### Data lines ###

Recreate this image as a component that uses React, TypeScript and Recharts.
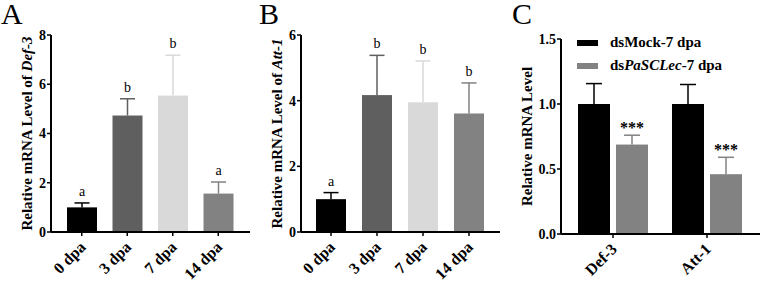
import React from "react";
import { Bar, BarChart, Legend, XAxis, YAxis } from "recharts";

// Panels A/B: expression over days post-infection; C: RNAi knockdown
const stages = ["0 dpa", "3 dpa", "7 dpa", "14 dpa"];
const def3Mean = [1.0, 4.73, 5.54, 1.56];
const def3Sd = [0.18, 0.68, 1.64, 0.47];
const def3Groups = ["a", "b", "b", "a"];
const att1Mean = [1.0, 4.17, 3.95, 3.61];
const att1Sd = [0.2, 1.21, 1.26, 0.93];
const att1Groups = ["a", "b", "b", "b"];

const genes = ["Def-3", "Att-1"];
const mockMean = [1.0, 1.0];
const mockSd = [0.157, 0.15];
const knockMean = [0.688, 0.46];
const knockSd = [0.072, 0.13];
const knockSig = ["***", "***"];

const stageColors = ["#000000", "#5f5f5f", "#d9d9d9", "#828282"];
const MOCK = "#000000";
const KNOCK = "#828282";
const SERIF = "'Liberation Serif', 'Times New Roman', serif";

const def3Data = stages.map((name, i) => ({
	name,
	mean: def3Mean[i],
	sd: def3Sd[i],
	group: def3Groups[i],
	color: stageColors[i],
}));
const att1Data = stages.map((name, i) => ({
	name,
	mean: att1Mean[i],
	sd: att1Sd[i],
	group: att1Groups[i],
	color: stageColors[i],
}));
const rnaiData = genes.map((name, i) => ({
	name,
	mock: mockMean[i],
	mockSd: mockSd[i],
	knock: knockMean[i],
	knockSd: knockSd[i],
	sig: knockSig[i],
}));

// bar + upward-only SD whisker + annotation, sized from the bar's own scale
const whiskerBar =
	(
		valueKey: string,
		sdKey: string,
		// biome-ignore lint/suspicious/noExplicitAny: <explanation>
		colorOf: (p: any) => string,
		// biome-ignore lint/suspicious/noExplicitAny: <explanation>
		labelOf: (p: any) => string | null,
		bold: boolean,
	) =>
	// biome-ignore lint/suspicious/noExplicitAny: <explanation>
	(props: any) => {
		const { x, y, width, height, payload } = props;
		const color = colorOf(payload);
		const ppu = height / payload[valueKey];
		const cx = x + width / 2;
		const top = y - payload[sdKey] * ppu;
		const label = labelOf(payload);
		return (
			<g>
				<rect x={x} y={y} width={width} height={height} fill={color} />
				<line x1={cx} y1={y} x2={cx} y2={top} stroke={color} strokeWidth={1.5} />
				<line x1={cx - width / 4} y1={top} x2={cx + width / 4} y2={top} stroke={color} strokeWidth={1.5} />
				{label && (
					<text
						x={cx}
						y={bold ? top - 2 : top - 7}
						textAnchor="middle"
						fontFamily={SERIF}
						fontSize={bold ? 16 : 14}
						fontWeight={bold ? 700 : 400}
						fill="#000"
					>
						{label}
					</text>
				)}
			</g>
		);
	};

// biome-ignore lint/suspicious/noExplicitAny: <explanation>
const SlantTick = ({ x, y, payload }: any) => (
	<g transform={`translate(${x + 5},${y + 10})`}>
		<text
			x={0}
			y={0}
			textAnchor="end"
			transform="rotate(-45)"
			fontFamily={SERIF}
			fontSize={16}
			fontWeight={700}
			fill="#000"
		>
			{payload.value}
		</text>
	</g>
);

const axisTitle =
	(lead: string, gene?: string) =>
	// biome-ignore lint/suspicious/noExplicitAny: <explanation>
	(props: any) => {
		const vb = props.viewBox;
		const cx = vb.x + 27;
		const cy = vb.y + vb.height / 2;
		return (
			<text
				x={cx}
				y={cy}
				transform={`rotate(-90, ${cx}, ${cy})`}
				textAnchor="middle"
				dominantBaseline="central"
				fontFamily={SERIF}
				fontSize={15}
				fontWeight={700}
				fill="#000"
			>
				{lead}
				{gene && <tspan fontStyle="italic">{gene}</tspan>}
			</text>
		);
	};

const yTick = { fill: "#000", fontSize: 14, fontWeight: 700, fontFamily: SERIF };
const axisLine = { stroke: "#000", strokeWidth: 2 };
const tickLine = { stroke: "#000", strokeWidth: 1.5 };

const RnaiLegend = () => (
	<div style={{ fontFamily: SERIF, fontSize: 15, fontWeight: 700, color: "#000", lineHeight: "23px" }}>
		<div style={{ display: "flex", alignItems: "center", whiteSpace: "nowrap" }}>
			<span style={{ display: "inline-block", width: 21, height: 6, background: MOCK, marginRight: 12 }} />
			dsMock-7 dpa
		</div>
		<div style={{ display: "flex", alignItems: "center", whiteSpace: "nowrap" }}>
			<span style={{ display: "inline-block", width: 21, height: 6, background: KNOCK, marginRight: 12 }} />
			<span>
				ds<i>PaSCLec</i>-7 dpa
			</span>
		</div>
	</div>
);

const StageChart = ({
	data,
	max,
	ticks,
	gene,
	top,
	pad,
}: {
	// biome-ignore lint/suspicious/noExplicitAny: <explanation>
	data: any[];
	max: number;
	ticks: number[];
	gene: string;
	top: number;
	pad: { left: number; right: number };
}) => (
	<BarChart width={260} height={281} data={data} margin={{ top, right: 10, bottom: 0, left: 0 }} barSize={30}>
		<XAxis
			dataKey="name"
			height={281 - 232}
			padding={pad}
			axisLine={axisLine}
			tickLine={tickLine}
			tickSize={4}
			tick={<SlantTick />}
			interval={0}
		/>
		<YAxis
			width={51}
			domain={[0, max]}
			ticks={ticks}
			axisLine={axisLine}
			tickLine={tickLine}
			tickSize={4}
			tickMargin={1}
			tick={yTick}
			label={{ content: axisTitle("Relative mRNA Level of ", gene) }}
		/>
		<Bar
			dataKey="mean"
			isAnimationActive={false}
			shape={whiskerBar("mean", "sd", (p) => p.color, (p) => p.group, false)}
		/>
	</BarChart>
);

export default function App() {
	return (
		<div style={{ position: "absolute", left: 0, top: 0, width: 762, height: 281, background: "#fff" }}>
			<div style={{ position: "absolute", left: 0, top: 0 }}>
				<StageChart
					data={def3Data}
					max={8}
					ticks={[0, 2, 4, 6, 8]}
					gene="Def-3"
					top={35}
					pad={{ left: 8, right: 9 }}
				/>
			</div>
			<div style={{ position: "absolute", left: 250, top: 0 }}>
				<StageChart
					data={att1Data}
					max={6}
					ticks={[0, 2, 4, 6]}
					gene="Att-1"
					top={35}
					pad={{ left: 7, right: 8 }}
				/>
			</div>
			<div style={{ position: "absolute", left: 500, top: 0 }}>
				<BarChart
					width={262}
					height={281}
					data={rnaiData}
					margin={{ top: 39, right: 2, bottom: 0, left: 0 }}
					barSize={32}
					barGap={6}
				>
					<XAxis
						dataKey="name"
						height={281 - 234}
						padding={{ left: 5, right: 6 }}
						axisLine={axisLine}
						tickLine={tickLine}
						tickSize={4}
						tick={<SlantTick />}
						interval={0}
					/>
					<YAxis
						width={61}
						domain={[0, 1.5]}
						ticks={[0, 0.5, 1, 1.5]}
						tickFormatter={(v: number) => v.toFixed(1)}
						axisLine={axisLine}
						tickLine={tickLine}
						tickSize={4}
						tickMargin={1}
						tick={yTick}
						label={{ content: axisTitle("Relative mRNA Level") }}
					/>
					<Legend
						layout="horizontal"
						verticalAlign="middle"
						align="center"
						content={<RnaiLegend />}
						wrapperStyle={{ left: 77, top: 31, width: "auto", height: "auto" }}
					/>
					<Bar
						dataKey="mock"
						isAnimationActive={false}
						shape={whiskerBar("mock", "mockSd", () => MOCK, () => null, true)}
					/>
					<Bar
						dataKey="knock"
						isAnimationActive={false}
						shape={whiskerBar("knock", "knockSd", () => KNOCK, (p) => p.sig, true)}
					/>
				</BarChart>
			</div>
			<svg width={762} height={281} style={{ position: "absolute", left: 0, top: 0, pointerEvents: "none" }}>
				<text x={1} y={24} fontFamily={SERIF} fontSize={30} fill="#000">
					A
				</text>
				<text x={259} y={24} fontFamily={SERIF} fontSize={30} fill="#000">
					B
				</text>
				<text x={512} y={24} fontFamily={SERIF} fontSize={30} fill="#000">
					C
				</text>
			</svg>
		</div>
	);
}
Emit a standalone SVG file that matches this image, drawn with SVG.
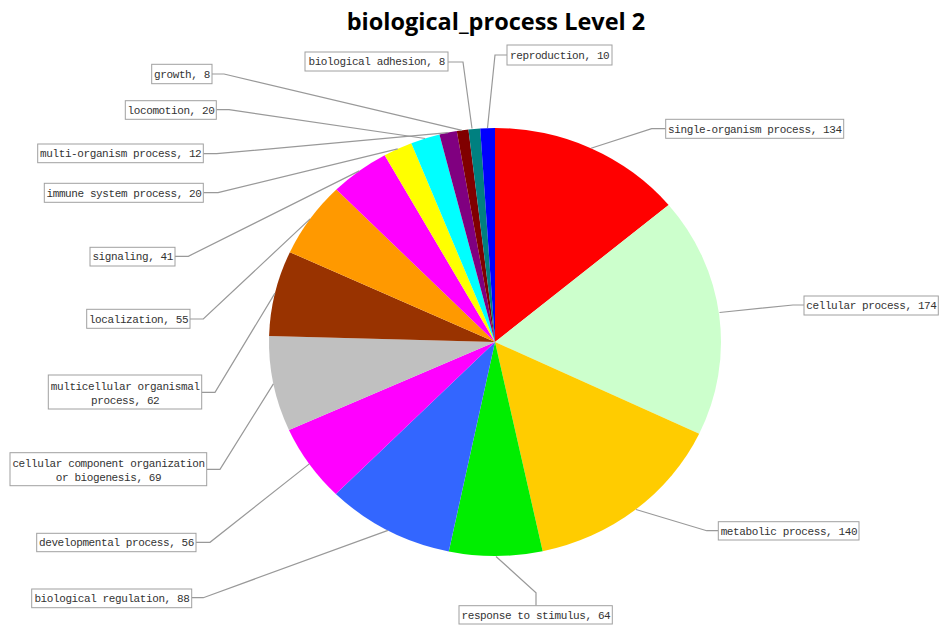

###

Among the lines of the data above, determine how many contain the word "React". Report the number alone.

2